<
>

18 Under 18: Daymar Rosser

ESPNHS honors 18 male teen athletes who are doing remarkable things on the field, in the classroom and in their communities. Click here to read about them.

Daymar Rosser was scared of horses at first. He's come a long way since then.

The 17-year-old Valley Forge Military Academy (Wayne, Pa.) sophomore grew up in a rough West Philadelphia neighborhood, but he was introduced to the
Work to Ride
program, a group that introduces inner-city kids to the sport of polo.

It wasn't an easy transition.

"I never knew about polo," he said. "I didn't how to swing the mallet. I didn't know what it was. When I first started, I was scared. I didn't know what I was doing. And I was scared of the horses."

But thanks to the tutelage of Work to Ride founder Lezlie Hiner, Rosser joined the program with his older brother Kareem as well as their friend Brandon Rease, a junior at the Academy at Palumbo (Philadelphia, Pa.). It was a slow process.

"You have to learn how to ride first," Rosser says. "Then you learn how to swing a mallet.

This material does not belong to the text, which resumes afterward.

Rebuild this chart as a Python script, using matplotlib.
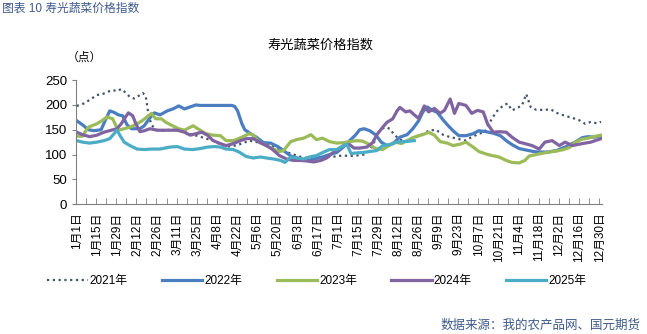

Then you learn how to control the horse and swing the mallet. I was small at first so it was hard for me to swing."

After years of training, Rosser helped his Work to Ride team win a national championship last spring -- the first all-African-American team to win the USPA National Interscholastic Championship.

Rosser still competes with the Work to Ride team. After high school, he's hoping to attend college and has listed UConn and Virginia as possible destinations. He's also considered playing polo professionally.